● **EXERCISE DIRECTIONS**
Transcribe all the entries word for word, but omit the images.

Lines of data

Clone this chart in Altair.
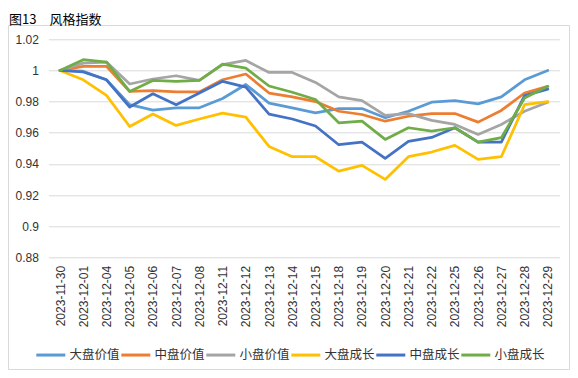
import altair as alt
import pandas as pd

title_text = "图13　风格指数"

dates = ["2023-11-30", "2023-12-01", "2023-12-04", "2023-12-05", "2023-12-06",
         "2023-12-07", "2023-12-08", "2023-12-11", "2023-12-12", "2023-12-13",
         "2023-12-14", "2023-12-15", "2023-12-18", "2023-12-19", "2023-12-20",
         "2023-12-21", "2023-12-22", "2023-12-25", "2023-12-26", "2023-12-27",
         "2023-12-28", "2023-12-29"]

series_names = ["大盘价值", "中盘价值", "小盘价值", "大盘成长", "中盘成长", "小盘成长"]
colors = ["#5B9BD5", "#ED7D31", "#A5A5A5", "#FFC000", "#4472C4", "#70AD47"]

large_value = [1.0, 0.9995, 0.994, 0.978, 0.9745, 0.976, 0.976, 0.982, 0.991, 0.979,
               0.976, 0.9728, 0.9755, 0.9755, 0.9696, 0.9738, 0.9796, 0.9806, 0.9785,
               0.983, 0.994, 1.000]
mid_value = [1.0, 1.0026, 1.0026, 0.9865, 0.987, 0.9862, 0.9862, 0.994, 0.9977, 0.9855,
             0.983, 0.980, 0.9738, 0.9717, 0.9674, 0.9706, 0.9723, 0.9723, 0.9668,
             0.9743, 0.9855, 0.9898]
small_value = [1.0, 1.0047, 1.0054, 0.9913, 0.9945, 0.9966, 0.9936, 1.0038, 1.0064, 0.9987,
               0.9987, 0.9923, 0.983, 0.9806, 0.9711, 0.9723, 0.9679, 0.9653, 0.9589,
               0.9653, 0.9738, 0.9796]
large_growth = [1.0, 0.994, 0.984, 0.964, 0.972, 0.9647, 0.9688, 0.9726, 0.970, 0.9512,
                0.9446, 0.9446, 0.9353, 0.939, 0.930, 0.9446, 0.9476, 0.9519, 0.9429,
                0.9446, 0.978, 0.980]
mid_growth = [1.0, 0.999, 0.994, 0.9765, 0.985, 0.978, 0.9855, 0.993, 0.9893, 0.972,
              0.9688, 0.9643, 0.9523, 0.954, 0.9436, 0.9545, 0.957, 0.9632, 0.954,
              0.954, 0.9838, 0.988]
small_growth = [1.0, 1.0069, 1.0054, 0.9865, 0.9936, 0.993, 0.9936, 1.004, 1.0015, 0.990,
                0.986, 0.9813, 0.9664, 0.9674, 0.9557, 0.9632, 0.9611, 0.9632, 0.954,
                0.9568, 0.9823, 0.9898]

y_ticks = [0.88, 0.90, 0.92, 0.94, 0.96, 0.98, 1.00, 1.02]

all_series = [large_value, mid_value, small_value, large_growth, mid_growth, small_growth]
rows = []
for name, vals in zip(series_names, all_series):
    for d, v in zip(dates, vals):
        rows.append({"date": d, "series": name, "value": v})
df = pd.DataFrame(rows)

W, H = 511, 218

lines = alt.Chart(df).mark_line(strokeWidth=2.75, strokeJoin="round", strokeCap="round").encode(
    x=alt.X("date:N", sort=dates,
            scale=alt.Scale(type="point", padding=0.5),
            axis=alt.Axis(title=None, labelAngle=270, labelAlign="right", labelBaseline="middle",
                          labelFont="Liberation Sans", labelFontSize=12, labelColor="#333333",
                          labelPadding=8, ticks=False, domain=False, grid=False, labelOverlap=False)),
    y=alt.Y("value:Q",
            scale=alt.Scale(domain=[0.88, 1.02], nice=False, zero=False),
            axis=alt.Axis(title=None, values=y_ticks, format="~g",
                          labelFont="Liberation Sans", labelFontSize=12, labelColor="#333333",
                          labelPadding=10, ticks=False, domain=False, grid=True,
                          gridColor="#D9D9D9", gridWidth=1)),
    color=alt.Color("series:N", sort=series_names,
                    scale=alt.Scale(domain=series_names, range=colors),
                    legend=alt.Legend(orient="none", legendX=-13.6, legendY=299.5,
                                      direction="horizontal", columns=6, title=None,
                                      symbolType="stroke", symbolSize=841, symbolStrokeWidth=3,
                                      labelFont="Noto Sans CJK SC", labelFontSize=12.5,
                                      labelColor="#333333", labelOffset=2.6, columnPadding=-10.5,
                                      padding=0)),
)

frame = alt.Chart(pd.DataFrame({"a": [0]})).mark_rect(
    fillOpacity=0, stroke="#D9D9D9", strokeWidth=1
).encode(
    x=alt.value(-39.9), x2=alt.value(521.1), y=alt.value(-13.8), y2=alt.value(330.2)
)

title = alt.Chart(pd.DataFrame({"t": [title_text]})).mark_text(
    align="left", baseline="alphabetic", font="Noto Sans CJK SC", fontSize=13, color="#000000"
).encode(
    x=alt.value(-39.4), y=alt.value(-15.8), text="t:N"
)

chart = alt.layer(frame, lines, title).properties(
    width=W, height=H,
    padding={"left": 40.4, "top": 31.3, "right": 10.6, "bottom": 112.7},
    autosize=alt.AutoSizeParams(type="none"),
    background="white",
).configure_view(stroke=None)

chart.save("out.html", embed_options={"renderer": "svg", "actions": False})
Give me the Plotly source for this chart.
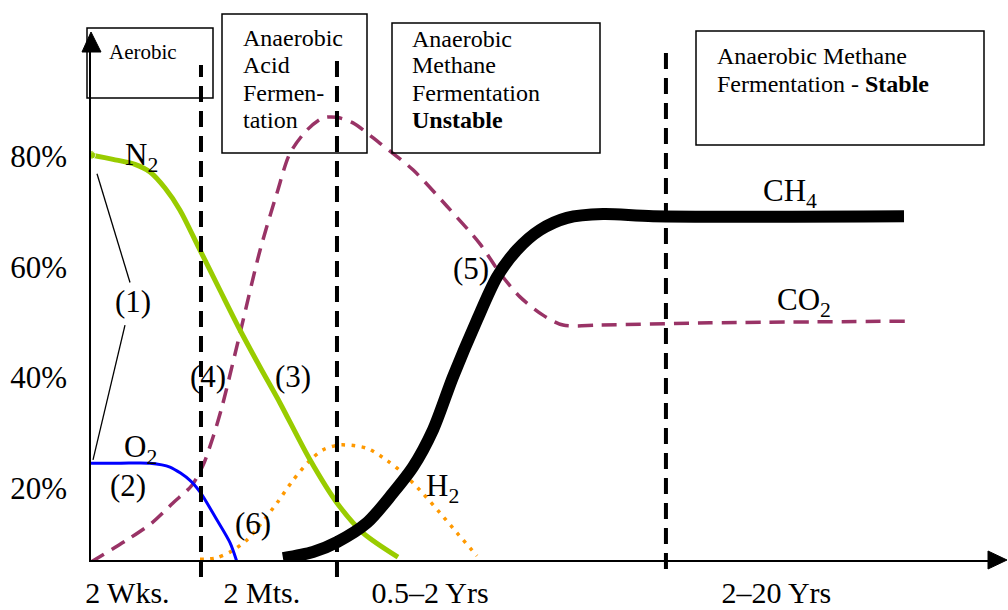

● **ANSWER TO THE EXERCISE**
Clone this chart in Altair.
import altair as alt
import pandas as pd

title_text = "图13　风格指数"

dates = ["2023-11-30", "2023-12-01", "2023-12-04", "2023-12-05", "2023-12-06",
         "2023-12-07", "2023-12-08", "2023-12-11", "2023-12-12", "2023-12-13",
         "2023-12-14", "2023-12-15", "2023-12-18", "2023-12-19", "2023-12-20",
         "2023-12-21", "2023-12-22", "2023-12-25", "2023-12-26", "2023-12-27",
         "2023-12-28", "2023-12-29"]

series_names = ["大盘价值", "中盘价值", "小盘价值", "大盘成长", "中盘成长", "小盘成长"]
colors = ["#5B9BD5", "#ED7D31", "#A5A5A5", "#FFC000", "#4472C4", "#70AD47"]

large_value = [1.0, 0.9995, 0.994, 0.978, 0.9745, 0.976, 0.976, 0.982, 0.991, 0.979,
               0.976, 0.9728, 0.9755, 0.9755, 0.9696, 0.9738, 0.9796, 0.9806, 0.9785,
               0.983, 0.994, 1.000]
mid_value = [1.0, 1.0026, 1.0026, 0.9865, 0.987, 0.9862, 0.9862, 0.994, 0.9977, 0.9855,
             0.983, 0.980, 0.9738, 0.9717, 0.9674, 0.9706, 0.9723, 0.9723, 0.9668,
             0.9743, 0.9855, 0.9898]
small_value = [1.0, 1.0047, 1.0054, 0.9913, 0.9945, 0.9966, 0.9936, 1.0038, 1.0064, 0.9987,
               0.9987, 0.9923, 0.983, 0.9806, 0.9711, 0.9723, 0.9679, 0.9653, 0.9589,
               0.9653, 0.9738, 0.9796]
large_growth = [1.0, 0.994, 0.984, 0.964, 0.972, 0.9647, 0.9688, 0.9726, 0.970, 0.9512,
                0.9446, 0.9446, 0.9353, 0.939, 0.930, 0.9446, 0.9476, 0.9519, 0.9429,
                0.9446, 0.978, 0.980]
mid_growth = [1.0, 0.999, 0.994, 0.9765, 0.985, 0.978, 0.9855, 0.993, 0.9893, 0.972,
              0.9688, 0.9643, 0.9523, 0.954, 0.9436, 0.9545, 0.957, 0.9632, 0.954,
              0.954, 0.9838, 0.988]
small_growth = [1.0, 1.0069, 1.0054, 0.9865, 0.9936, 0.993, 0.9936, 1.004, 1.0015, 0.990,
                0.986, 0.9813, 0.9664, 0.9674, 0.9557, 0.9632, 0.9611, 0.9632, 0.954,
                0.9568, 0.9823, 0.9898]

y_ticks = [0.88, 0.90, 0.92, 0.94, 0.96, 0.98, 1.00, 1.02]

all_series = [large_value, mid_value, small_value, large_growth, mid_growth, small_growth]
rows = []
for name, vals in zip(series_names, all_series):
    for d, v in zip(dates, vals):
        rows.append({"date": d, "series": name, "value": v})
df = pd.DataFrame(rows)

W, H = 511, 218

lines = alt.Chart(df).mark_line(strokeWidth=2.75, strokeJoin="round", strokeCap="round").encode(
    x=alt.X("date:N", sort=dates,
            scale=alt.Scale(type="point", padding=0.5),
            axis=alt.Axis(title=None, labelAngle=270, labelAlign="right", labelBaseline="middle",
                          labelFont="Liberation Sans", labelFontSize=12, labelColor="#333333",
                          labelPadding=8, ticks=False, domain=False, grid=False, labelOverlap=False)),
    y=alt.Y("value:Q",
            scale=alt.Scale(domain=[0.88, 1.02], nice=False, zero=False),
            axis=alt.Axis(title=None, values=y_ticks, format="~g",
                          labelFont="Liberation Sans", labelFontSize=12, labelColor="#333333",
                          labelPadding=10, ticks=False, domain=False, grid=True,
                          gridColor="#D9D9D9", gridWidth=1)),
    color=alt.Color("series:N", sort=series_names,
                    scale=alt.Scale(domain=series_names, range=colors),
                    legend=alt.Legend(orient="none", legendX=-13.6, legendY=299.5,
                                      direction="horizontal", columns=6, title=None,
                                      symbolType="stroke", symbolSize=841, symbolStrokeWidth=3,
                                      labelFont="Noto Sans CJK SC", labelFontSize=12.5,
                                      labelColor="#333333", labelOffset=2.6, columnPadding=-10.5,
                                      padding=0)),
)

frame = alt.Chart(pd.DataFrame({"a": [0]})).mark_rect(
    fillOpacity=0, stroke="#D9D9D9", strokeWidth=1
).encode(
    x=alt.value(-39.9), x2=alt.value(521.1), y=alt.value(-13.8), y2=alt.value(330.2)
)

title = alt.Chart(pd.DataFrame({"t": [title_text]})).mark_text(
    align="left", baseline="alphabetic", font="Noto Sans CJK SC", fontSize=13, color="#000000"
).encode(
    x=alt.value(-39.4), y=alt.value(-15.8), text="t:N"
)

chart = alt.layer(frame, lines, title).properties(
    width=W, height=H,
    padding={"left": 40.4, "top": 31.3, "right": 10.6, "bottom": 112.7},
    autosize=alt.AutoSizeParams(type="none"),
    background="white",
).configure_view(stroke=None)

chart.save("out.html", embed_options={"renderer": "svg", "actions": False})
Give me the Plotly source for this chart.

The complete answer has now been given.